## [INPUT ROWS]
+===+

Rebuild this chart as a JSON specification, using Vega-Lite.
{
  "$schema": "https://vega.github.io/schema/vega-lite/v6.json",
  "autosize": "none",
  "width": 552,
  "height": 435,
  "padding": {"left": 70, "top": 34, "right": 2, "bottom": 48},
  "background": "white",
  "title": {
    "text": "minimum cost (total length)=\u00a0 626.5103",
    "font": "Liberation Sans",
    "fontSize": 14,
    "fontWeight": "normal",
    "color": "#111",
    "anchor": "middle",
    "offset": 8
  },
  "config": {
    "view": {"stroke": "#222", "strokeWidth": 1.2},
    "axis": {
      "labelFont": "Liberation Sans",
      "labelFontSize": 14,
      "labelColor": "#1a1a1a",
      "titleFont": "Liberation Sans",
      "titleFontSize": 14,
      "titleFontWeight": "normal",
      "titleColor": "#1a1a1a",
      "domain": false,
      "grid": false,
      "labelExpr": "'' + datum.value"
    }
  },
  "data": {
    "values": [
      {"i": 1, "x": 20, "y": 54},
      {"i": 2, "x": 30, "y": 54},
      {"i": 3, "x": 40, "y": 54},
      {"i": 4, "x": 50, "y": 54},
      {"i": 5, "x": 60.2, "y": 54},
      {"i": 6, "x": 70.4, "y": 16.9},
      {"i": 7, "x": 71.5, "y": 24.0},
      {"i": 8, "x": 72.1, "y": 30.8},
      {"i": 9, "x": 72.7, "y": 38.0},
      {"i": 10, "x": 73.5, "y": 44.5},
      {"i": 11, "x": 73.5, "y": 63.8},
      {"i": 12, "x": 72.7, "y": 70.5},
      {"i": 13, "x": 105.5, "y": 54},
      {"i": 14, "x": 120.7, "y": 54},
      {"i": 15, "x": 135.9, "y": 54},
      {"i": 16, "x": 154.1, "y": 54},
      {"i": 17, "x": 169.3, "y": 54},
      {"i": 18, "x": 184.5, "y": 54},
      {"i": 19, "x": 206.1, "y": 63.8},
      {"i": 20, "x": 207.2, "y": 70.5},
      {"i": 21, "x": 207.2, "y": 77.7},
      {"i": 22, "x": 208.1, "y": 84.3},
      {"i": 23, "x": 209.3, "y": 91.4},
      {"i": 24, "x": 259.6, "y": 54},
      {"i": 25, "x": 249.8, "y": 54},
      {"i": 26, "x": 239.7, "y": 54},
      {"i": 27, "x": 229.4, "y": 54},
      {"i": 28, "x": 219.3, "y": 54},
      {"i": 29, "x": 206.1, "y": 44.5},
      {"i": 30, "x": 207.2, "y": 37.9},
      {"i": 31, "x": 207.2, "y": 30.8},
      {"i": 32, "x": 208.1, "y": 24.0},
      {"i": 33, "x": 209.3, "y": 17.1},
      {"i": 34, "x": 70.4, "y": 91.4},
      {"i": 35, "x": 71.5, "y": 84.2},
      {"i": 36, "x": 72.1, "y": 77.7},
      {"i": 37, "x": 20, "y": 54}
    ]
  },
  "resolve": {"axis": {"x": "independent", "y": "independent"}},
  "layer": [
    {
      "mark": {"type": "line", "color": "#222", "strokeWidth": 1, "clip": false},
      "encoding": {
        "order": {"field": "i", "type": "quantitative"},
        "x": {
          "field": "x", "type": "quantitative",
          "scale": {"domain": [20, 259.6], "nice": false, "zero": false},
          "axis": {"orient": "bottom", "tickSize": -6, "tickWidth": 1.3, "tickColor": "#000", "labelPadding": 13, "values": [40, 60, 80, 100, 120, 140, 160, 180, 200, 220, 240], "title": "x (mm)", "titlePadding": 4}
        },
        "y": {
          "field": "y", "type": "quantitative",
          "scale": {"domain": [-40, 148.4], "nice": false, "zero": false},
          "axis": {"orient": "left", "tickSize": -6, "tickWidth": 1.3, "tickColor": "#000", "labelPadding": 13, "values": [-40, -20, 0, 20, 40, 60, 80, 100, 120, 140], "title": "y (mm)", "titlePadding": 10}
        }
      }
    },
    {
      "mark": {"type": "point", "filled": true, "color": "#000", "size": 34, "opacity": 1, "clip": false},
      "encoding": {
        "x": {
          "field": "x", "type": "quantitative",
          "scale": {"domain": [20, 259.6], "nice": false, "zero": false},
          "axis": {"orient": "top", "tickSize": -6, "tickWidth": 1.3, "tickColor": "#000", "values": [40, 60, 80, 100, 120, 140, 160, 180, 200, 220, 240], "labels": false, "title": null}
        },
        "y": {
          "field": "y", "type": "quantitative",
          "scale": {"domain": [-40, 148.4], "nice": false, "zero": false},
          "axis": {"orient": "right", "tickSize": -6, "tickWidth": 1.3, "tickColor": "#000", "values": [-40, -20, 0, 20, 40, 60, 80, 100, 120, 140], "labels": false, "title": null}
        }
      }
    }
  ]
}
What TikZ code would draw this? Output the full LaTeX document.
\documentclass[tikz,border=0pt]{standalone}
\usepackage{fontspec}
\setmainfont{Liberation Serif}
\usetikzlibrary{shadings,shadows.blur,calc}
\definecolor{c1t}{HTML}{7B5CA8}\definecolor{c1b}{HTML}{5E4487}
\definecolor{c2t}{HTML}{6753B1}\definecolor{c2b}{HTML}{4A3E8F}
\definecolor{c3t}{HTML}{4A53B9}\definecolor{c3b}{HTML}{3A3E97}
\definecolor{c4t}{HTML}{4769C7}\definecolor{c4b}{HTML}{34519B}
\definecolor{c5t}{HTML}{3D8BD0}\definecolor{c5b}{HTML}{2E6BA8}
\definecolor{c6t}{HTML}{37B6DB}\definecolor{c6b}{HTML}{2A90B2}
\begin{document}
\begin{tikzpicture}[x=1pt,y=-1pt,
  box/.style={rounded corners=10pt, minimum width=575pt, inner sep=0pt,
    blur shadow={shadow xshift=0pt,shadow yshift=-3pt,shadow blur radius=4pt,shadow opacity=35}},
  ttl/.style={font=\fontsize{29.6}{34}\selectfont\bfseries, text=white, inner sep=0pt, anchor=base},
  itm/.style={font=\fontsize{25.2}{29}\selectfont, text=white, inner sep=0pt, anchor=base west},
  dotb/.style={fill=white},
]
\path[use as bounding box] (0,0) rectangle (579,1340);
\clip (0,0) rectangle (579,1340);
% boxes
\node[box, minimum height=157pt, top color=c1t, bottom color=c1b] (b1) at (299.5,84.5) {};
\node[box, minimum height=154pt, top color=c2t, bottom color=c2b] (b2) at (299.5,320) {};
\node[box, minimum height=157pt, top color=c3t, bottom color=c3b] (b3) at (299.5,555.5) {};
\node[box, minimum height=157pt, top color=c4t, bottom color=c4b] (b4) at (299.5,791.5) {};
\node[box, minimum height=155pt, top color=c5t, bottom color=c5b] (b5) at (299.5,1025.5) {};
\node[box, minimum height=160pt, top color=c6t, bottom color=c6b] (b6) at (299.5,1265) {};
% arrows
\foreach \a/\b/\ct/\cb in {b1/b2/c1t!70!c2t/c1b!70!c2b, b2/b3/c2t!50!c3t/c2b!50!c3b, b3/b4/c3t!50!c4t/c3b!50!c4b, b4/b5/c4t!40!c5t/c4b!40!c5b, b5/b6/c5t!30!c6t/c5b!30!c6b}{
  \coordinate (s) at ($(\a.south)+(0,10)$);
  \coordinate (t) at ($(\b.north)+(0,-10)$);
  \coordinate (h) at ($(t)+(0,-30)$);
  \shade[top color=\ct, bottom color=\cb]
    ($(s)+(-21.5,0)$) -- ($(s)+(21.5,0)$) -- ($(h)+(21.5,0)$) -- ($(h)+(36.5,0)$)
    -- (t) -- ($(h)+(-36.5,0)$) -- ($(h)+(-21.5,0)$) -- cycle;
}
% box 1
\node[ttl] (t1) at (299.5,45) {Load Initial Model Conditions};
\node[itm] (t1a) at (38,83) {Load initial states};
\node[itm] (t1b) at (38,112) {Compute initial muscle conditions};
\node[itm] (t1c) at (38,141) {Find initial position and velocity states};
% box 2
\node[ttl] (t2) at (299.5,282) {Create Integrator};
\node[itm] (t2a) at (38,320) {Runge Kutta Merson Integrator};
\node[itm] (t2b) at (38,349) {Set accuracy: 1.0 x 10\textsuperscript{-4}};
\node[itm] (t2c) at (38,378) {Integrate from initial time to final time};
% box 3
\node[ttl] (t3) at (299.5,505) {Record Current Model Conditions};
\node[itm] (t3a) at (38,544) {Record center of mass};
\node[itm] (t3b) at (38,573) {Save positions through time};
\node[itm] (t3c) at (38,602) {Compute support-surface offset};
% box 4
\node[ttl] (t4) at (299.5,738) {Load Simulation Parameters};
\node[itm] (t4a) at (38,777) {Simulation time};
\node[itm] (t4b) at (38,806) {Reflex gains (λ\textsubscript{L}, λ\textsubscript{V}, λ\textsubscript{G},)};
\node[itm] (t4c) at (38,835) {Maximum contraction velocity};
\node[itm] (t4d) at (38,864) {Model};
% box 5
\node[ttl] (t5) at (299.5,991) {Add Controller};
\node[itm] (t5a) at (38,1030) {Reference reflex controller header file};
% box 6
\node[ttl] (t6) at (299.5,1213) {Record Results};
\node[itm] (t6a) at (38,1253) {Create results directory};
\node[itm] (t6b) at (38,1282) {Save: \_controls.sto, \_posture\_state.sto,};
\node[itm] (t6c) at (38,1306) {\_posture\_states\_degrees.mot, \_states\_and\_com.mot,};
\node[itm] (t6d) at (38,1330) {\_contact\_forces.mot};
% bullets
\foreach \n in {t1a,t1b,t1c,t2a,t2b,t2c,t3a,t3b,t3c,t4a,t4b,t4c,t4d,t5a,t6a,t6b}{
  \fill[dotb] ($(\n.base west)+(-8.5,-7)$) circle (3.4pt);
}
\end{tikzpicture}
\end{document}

+===+

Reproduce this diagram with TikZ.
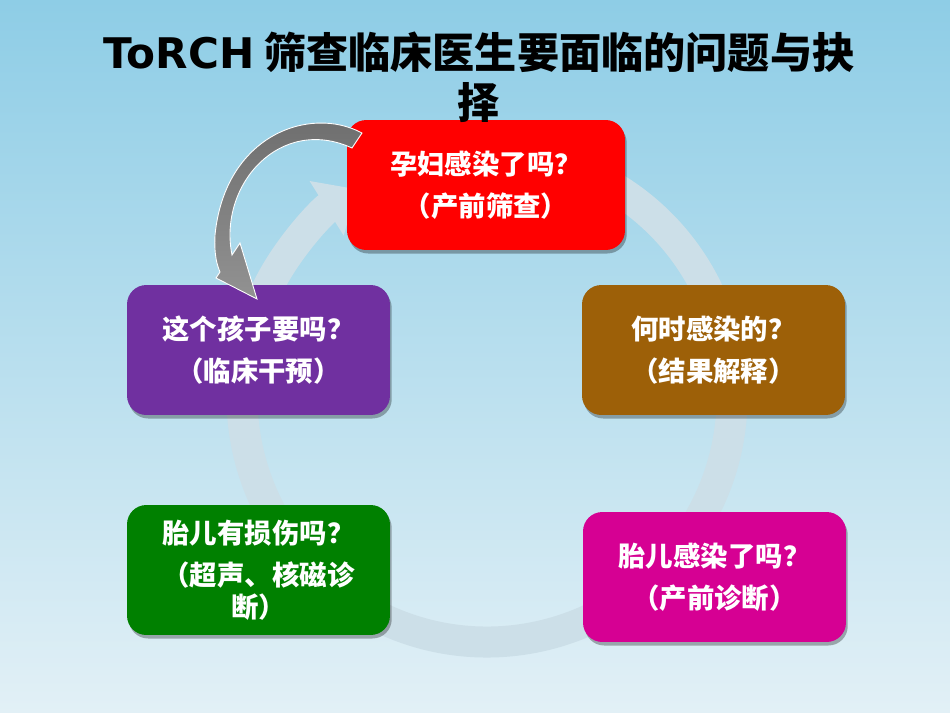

+===+

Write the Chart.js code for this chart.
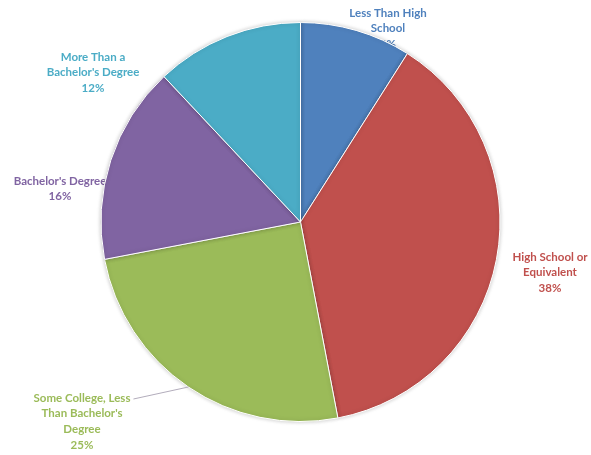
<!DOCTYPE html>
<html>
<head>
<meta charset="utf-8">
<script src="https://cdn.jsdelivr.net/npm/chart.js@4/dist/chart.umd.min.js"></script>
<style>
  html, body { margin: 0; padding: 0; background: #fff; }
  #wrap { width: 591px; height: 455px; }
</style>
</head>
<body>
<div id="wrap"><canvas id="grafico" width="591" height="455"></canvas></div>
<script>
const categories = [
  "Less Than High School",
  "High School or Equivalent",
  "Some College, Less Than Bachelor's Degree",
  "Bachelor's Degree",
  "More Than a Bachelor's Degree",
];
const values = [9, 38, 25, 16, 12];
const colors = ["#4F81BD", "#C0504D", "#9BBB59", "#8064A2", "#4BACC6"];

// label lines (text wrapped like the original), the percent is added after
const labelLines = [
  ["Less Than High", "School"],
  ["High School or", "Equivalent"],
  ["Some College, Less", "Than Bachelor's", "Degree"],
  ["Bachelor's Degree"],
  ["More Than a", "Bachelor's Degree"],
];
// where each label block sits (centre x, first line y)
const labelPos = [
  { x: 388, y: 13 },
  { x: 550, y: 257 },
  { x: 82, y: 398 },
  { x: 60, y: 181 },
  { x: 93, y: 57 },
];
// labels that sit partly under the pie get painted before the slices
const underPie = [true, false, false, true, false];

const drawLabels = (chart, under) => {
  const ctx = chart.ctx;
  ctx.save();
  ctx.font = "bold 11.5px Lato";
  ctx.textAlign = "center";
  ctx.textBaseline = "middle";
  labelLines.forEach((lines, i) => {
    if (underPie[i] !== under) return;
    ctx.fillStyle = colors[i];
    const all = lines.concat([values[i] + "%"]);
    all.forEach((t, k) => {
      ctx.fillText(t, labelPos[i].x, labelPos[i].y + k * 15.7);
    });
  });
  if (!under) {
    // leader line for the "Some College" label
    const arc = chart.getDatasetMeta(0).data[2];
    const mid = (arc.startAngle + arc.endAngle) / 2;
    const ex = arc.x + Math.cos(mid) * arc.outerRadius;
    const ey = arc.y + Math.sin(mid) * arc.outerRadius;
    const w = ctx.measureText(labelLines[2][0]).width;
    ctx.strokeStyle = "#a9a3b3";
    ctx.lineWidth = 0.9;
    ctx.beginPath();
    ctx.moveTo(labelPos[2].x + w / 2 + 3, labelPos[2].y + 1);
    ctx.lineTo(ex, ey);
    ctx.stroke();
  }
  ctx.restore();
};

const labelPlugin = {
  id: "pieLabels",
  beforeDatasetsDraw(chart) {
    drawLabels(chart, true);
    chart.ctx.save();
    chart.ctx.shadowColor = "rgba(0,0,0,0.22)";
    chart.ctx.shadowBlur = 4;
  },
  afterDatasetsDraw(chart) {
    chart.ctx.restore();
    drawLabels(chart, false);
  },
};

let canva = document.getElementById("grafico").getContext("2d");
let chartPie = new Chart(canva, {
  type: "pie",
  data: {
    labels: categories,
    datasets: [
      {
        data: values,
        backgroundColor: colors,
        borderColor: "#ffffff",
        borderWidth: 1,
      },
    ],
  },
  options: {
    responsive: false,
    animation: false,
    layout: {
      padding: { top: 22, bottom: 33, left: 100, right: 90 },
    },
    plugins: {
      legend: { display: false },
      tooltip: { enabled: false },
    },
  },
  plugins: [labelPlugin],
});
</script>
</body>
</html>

+===+

## [WRITTEN TASK]
Transcribe only the lines above that start at the line containing "Write the Chart.js code for this chart." and end at the line containing "const underPie = [true, false, false, true, false];". Omit pictures.

## [ANSWER TO THIS TASK]
Write the Chart.js code for this chart.
<!DOCTYPE html>
<html>
<head>
<meta charset="utf-8">
<script src="https://cdn.jsdelivr.net/npm/chart.js@4/dist/chart.umd.min.js"></script>
<style>
  html, body { margin: 0; padding: 0; background: #fff; }
  #wrap { width: 591px; height: 455px; }
</style>
</head>
<body>
<div id="wrap"><canvas id="grafico" width="591" height="455"></canvas></div>
<script>
const categories = [
  "Less Than High School",
  "High School or Equivalent",
  "Some College, Less Than Bachelor's Degree",
  "Bachelor's Degree",
  "More Than a Bachelor's Degree",
];
const values = [9, 38, 25, 16, 12];
const colors = ["#4F81BD", "#C0504D", "#9BBB59", "#8064A2", "#4BACC6"];

// label lines (text wrapped like the original), the percent is added after
const labelLines = [
  ["Less Than High", "School"],
  ["High School or", "Equivalent"],
  ["Some College, Less", "Than Bachelor's", "Degree"],
  ["Bachelor's Degree"],
  ["More Than a", "Bachelor's Degree"],
];
// where each label block sits (centre x, first line y)
const labelPos = [
  { x: 388, y: 13 },
  { x: 550, y: 257 },
  { x: 82, y: 398 },
  { x: 60, y: 181 },
  { x: 93, y: 57 },
];
// labels that sit partly under the pie get painted before the slices
const underPie = [true, false, false, true, false];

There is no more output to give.